Jeschke: I think that those stories have always been a known thing, the problem prior to now is most people didn’t have a way to tell that story in documentary form. Now, you have a phone that’s a camera that you can shoot your entire documentary on. You can almost edit the entire thing on your phone, too. That more than anything has given the people who used to have the idea themselves and maybe pitched that idea to a news reporter, a way to say, ‘Well, they never listened to me before, so I’ll just do it myself.’ And they do.

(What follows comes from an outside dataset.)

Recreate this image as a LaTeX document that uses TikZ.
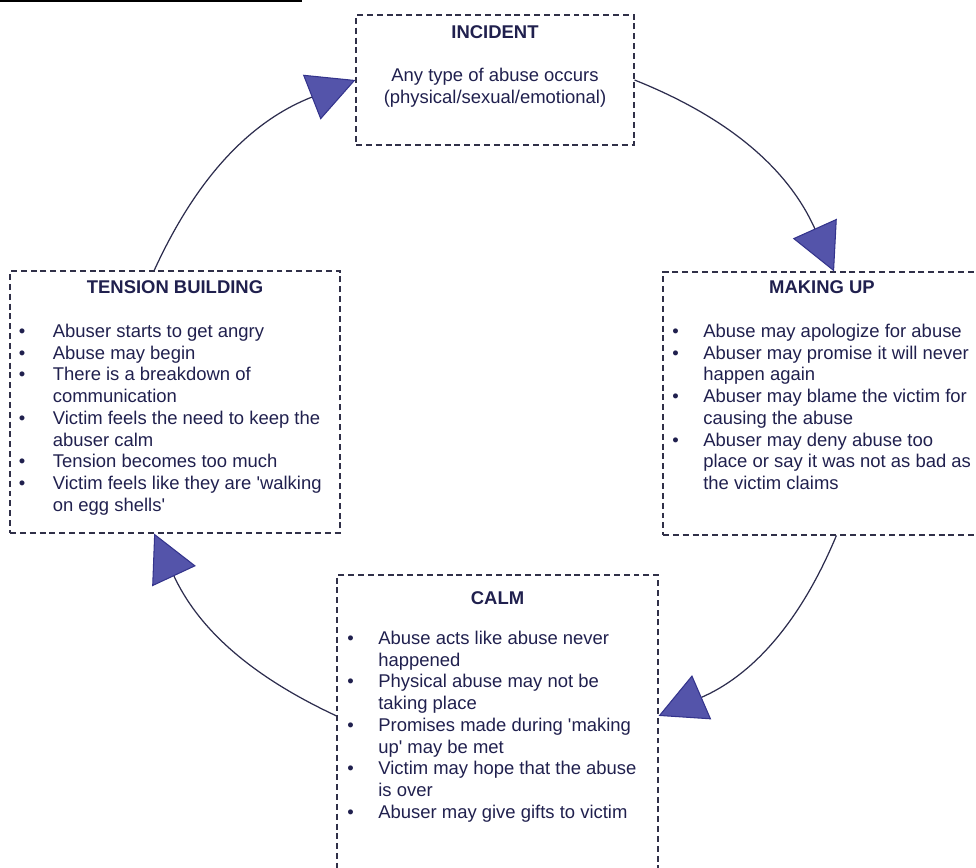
\documentclass[tikz,border=0pt]{standalone}
\usepackage{fontspec}
\setmainfont{Liberation Sans}
\usepackage{array}
\usetikzlibrary{arrows.meta}

\definecolor{ink}{RGB}{32,32,78}
\definecolor{boxline}{RGB}{48,48,72}
\definecolor{curve}{RGB}{45,45,78}
\definecolor{tipfill}{RGB}{84,84,170}
\definecolor{tipedge}{RGB}{52,52,140}

\begin{document}
\begin{tikzpicture}[x=0.02cm,y=0.02cm,
    stagebox/.style={draw=boxline,line width=0.65pt,dash pattern=on 3.4pt off 2.2pt,inner sep=0pt},
    txt/.style={text=ink,inner sep=0pt,font=\fontsize{10.5}{12.35}\selectfont},
    title/.style={txt,font=\fontsize{10.5}{12.35}\selectfont\bfseries},
    cyclearrow/.style={draw=curve,line width=0.7pt,
      -{Triangle[length=0.94cm,width=0.96cm,fill=tipfill,color=tipedge,line width=0.6pt]}}]
    \useasboundingbox (0,0) rectangle (976,867);
    \clip (0,0) rectangle (976,867);

    % Heading rule (cut off at the top)
    \draw[line width=1.6pt] (0,866.3) -- (302,866.3);

    % Stage boxes
    \node[stagebox,minimum width=5.56cm,minimum height=2.6cm] (incident) at (495,787) {};
    \node[stagebox,minimum width=6.6cm,minimum height=5.24cm] (tension) at (175,465) {};
    \node[stagebox,minimum width=6.38cm,minimum height=5.26cm] (making) at (822.5,463.5) {};
    \node[stagebox,minimum width=6.42cm,minimum height=6.2cm] (calm) at (497.5,137) {};

    % Titles
    \node[title] (incidenttitle) at (495,835) {INCIDENT};
    \node[title] (tensiontitle) at (175,580) {TENSION BUILDING};
    \node[title] (makingtitle) at (822,580) {MAKING UP};
    \node[title] (calmtitle) at (497.5,269) {CALM};

    % Incident text
    \node[txt,align=center] (incidenttext) at (495,779)
      {Any type of abuse occurs\\(physical/sexual/emotional)};

    % Tension building list
    \node[txt,anchor=north west] (tensionlist) at (18.5,545) {%
      \begin{tabular}{@{}p{0.68cm}@{}l@{}}
        \textbullet & Abuser starts to get angry\\
        \textbullet & Abuse may begin\\
        \textbullet & There is a breakdown of\\
                    & communication\\
        \textbullet & Victim feels the need to keep the\\
                    & abuser calm\\
        \textbullet & Tension becomes too much\\
        \textbullet & Victim feels like they are \textquotesingle walking\\
                    & on egg shells\textquotesingle
      \end{tabular}};

    % Making up list
    \node[txt,anchor=north west] (makinglist) at (672,545) {%
      \begin{tabular}{@{}p{0.62cm}@{}l@{}}
        \textbullet & Abuse may apologize for abuse\\
        \textbullet & Abuser may promise it will never\\
                    & happen again\\
        \textbullet & Abuser may blame the victim for\\
                    & causing the abuse\\
        \textbullet & Abuser may deny abuse too\\
                    & place or say it was not as bad as\\
                    & the victim claims
      \end{tabular}};

    % Calm list
    \node[txt,anchor=north west] (calmlist) at (347,238) {%
      \begin{tabular}{@{}p{0.62cm}@{}l@{}}
        \textbullet & Abuse acts like abuse never\\
                    & happened\\
        \textbullet & Physical abuse may not be\\
                    & taking place\\
        \textbullet & Promises made during \textquotesingle making\\
                    & up\textquotesingle\ may be met\\
        \textbullet & Victim may hope that the abuse\\
                    & is over\\
        \textbullet & Abuser may give gifts to victim
      \end{tabular}};

    % Cycle arrows (clockwise)
    \draw[cyclearrow] (tension.99) to[bend left=22] (incident.west);
    \draw[cyclearrow] (incident.east) to[bend left=22] (making.85);
    \draw[cyclearrow] (making.-84) to[bend left=22] (calm.5);
    \draw[cyclearrow] (calm.175) to[bend left=20] (tension.261);
\end{tikzpicture}
\end{document}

Another thing that has really amped up the documentary industry, for the professionals, as well, are the venues. There are places to see them now where there didn’t used to be. That alone gives people the incentive. Before it was, ‘How do I shoot this thing, and if I’m able to shoot it somehow, where’s it going to air?’ Those two questions that used to be so pivotal in whether or not somebody could even begin to think about doing a documentary are answered quite easily now. The venues aren’t a guarantee, but even as a last resort you can put your stuff on YouTube, let alone the dream possibility of a Netflix or Amazon or Discovery Channel or somebody else picking up on it. That really is the crux of it.
IB: You’ll be working with Opix Media at this year’s IB Expo to conduct on-site interviews with speakers, exhibitors, and attendees. What are you most looking forward to about that experience?
Jeschke: Those kinds of events have always been fun. To me, it’s a big day of interviews, which is neat. So often you run into that part of the job that’s you do the interview but then it’s done and over with. I’m looking forward to being able to flesh some stories out a little bit, give people a chance to explain how they got where they are, and hopefully have them share some of their challenges and failures and things that they learned from along the way.
I think businesses, especially successful businesses, go through ups and downs and dead ends, and everything is always a work in progress. I’m hoping to get people to share those sorts of things in a way that’s educational for everyone else.